>> BEGIN
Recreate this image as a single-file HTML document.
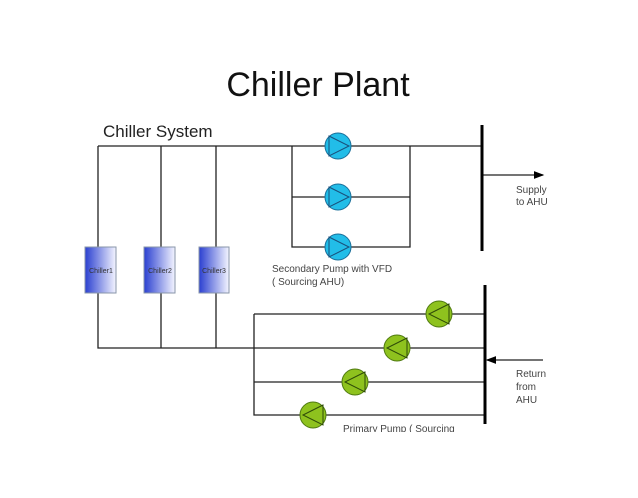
<!DOCTYPE html>
<html><head><style>body{margin:0;background:#fff}</style></head><body>
<svg width="638" height="493" xmlns="http://www.w3.org/2000/svg" font-family="Liberation Sans, sans-serif">
<defs>
<linearGradient id="cg" x1="0" x2="1"><stop offset="0" stop-color="#2a3fd0"/><stop offset="1" stop-color="#f4f5ff"/></linearGradient>
<marker id="ah" markerWidth="8" markerHeight="8" refX="7" refY="4" orient="auto"><path d="M0,1 L8,4 L0,7 z" fill="#000"/></marker>
<clipPath id="clip"><rect x="0" y="0" width="638" height="432"/></clipPath>
</defs>
<text x="318" y="96" font-size="34" text-anchor="middle" fill="#111">Chiller Plant</text>
<text x="103" y="137" font-size="17" fill="#222">Chiller System</text>
<g stroke="#222" stroke-width="1.3" fill="none">
<path d="M98 146H482 M98 146V348H485 M161 146V348 M216 146V348"/>
<path d="M292 146V247H410V146 M292 197H410"/>
<path d="M254 314V415H485 M254 314H485 M254 382H485"/>
<path d="M482 175H543" marker-end="url(#ah)"/>
<path d="M543 360H487" marker-end="url(#ah)"/>
</g>
<rect x="480.5" y="125" width="3" height="126" fill="#000"/>
<rect x="483.5" y="285" width="3" height="139" fill="#000"/>
<g stroke="#8896aa" stroke-width="1">
<rect x="85" y="247" width="31" height="46" fill="url(#cg)"/>
<rect x="144" y="247" width="31" height="46" fill="url(#cg)"/>
<rect x="199" y="247" width="30" height="46" fill="url(#cg)"/>
</g>
<g font-size="7" fill="#333" text-anchor="middle">
<text x="101" y="273">Chiller1</text><text x="160" y="273">Chiller2</text><text x="214" y="273">Chiller3</text>
</g>
<g fill="#22bde8" stroke="#1a6f9a" stroke-width="1">
<circle cx="338" cy="146" r="13"/><circle cx="338" cy="197" r="13"/><circle cx="338" cy="247" r="13"/>
</g>
<g fill="none" stroke="#1a4f7a" stroke-width="1">
<path d="M329 136L349 146L329 156Z"/><path d="M329 187L349 197L329 207Z"/><path d="M329 237L349 247L329 257Z"/>
</g>
<g fill="#8ec21e" stroke="#4f7a10" stroke-width="1">
<circle cx="439" cy="314" r="13"/><circle cx="397" cy="348" r="13"/><circle cx="355" cy="382" r="13"/><circle cx="313" cy="415" r="13"/>
</g>
<g fill="none" stroke="#2d4a08" stroke-width="1">
<path d="M449 304L429 314L449 324Z"/><path d="M407 338L387 348L407 358Z"/><path d="M365 372L345 382L365 392Z"/><path d="M323 405L303 415L323 425Z"/>
</g>
<g font-size="10" fill="#444">
<text x="516" y="193">Supply</text><text x="516" y="205">to AHU</text>
<text x="272" y="272">Secondary Pump with VFD</text><text x="272" y="285">( Sourcing AHU)</text>
<text x="516" y="377">Return</text><text x="516" y="390">from</text><text x="516" y="403">AHU</text>
<text x="343" y="432" clip-path="url(#clip)">Primary Pump ( Sourcing</text>
</g>
</svg>
</body></html>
>> END
> INSTRUCTIONS FOR THE TASK: All the lines above are to be reproduced exactly, except the pictures.

> WRITTEN RESPONSE:
Recreate this image as a single-file HTML document.
<!DOCTYPE html>
<html><head><style>body{margin:0;background:#fff}</style></head><body>
<svg width="638" height="493" xmlns="http://www.w3.org/2000/svg" font-family="Liberation Sans, sans-serif">
<defs>
<linearGradient id="cg" x1="0" x2="1"><stop offset="0" stop-color="#2a3fd0"/><stop offset="1" stop-color="#f4f5ff"/></linearGradient>
<marker id="ah" markerWidth="8" markerHeight="8" refX="7" refY="4" orient="auto"><path d="M0,1 L8,4 L0,7 z" fill="#000"/></marker>
<clipPath id="clip"><rect x="0" y="0" width="638" height="432"/></clipPath>
</defs>
<text x="318" y="96" font-size="34" text-anchor="middle" fill="#111">Chiller Plant</text>
<text x="103" y="137" font-size="17" fill="#222">Chiller System</text>
<g stroke="#222" stroke-width="1.3" fill="none">
<path d="M98 146H482 M98 146V348H485 M161 146V348 M216 146V348"/>
<path d="M292 146V247H410V146 M292 197H410"/>
<path d="M254 314V415H485 M254 314H485 M254 382H485"/>
<path d="M482 175H543" marker-end="url(#ah)"/>
<path d="M543 360H487" marker-end="url(#ah)"/>
</g>
<rect x="480.5" y="125" width="3" height="126" fill="#000"/>
<rect x="483.5" y="285" width="3" height="139" fill="#000"/>
<g stroke="#8896aa" stroke-width="1">
<rect x="85" y="247" width="31" height="46" fill="url(#cg)"/>
<rect x="144" y="247" width="31" height="46" fill="url(#cg)"/>
<rect x="199" y="247" width="30" height="46" fill="url(#cg)"/>
</g>
<g font-size="7" fill="#333" text-anchor="middle">
<text x="101" y="273">Chiller1</text><text x="160" y="273">Chiller2</text><text x="214" y="273">Chiller3</text>
</g>
<g fill="#22bde8" stroke="#1a6f9a" stroke-width="1">
<circle cx="338" cy="146" r="13"/><circle cx="338" cy="197" r="13"/><circle cx="338" cy="247" r="13"/>
</g>
<g fill="none" stroke="#1a4f7a" stroke-width="1">
<path d="M329 136L349 146L329 156Z"/><path d="M329 187L349 197L329 207Z"/><path d="M329 237L349 247L329 257Z"/>
</g>
<g fill="#8ec21e" stroke="#4f7a10" stroke-width="1">
<circle cx="439" cy="314" r="13"/><circle cx="397" cy="348" r="13"/><circle cx="355" cy="382" r="13"/><circle cx="313" cy="415" r="13"/>
</g>
<g fill="none" stroke="#2d4a08" stroke-width="1">
<path d="M449 304L429 314L449 324Z"/><path d="M407 338L387 348L407 358Z"/><path d="M365 372L345 382L365 392Z"/><path d="M323 405L303 415L323 425Z"/>
</g>
<g font-size="10" fill="#444">
<text x="516" y="193">Supply</text><text x="516" y="205">to AHU</text>
<text x="272" y="272">Secondary Pump with VFD</text><text x="272" y="285">( Sourcing AHU)</text>
<text x="516" y="377">Return</text><text x="516" y="390">from</text><text x="516" y="403">AHU</text>
<text x="343" y="432" clip-path="url(#clip)">Primary Pump ( Sourcing</text>
</g>
</svg>
</body></html>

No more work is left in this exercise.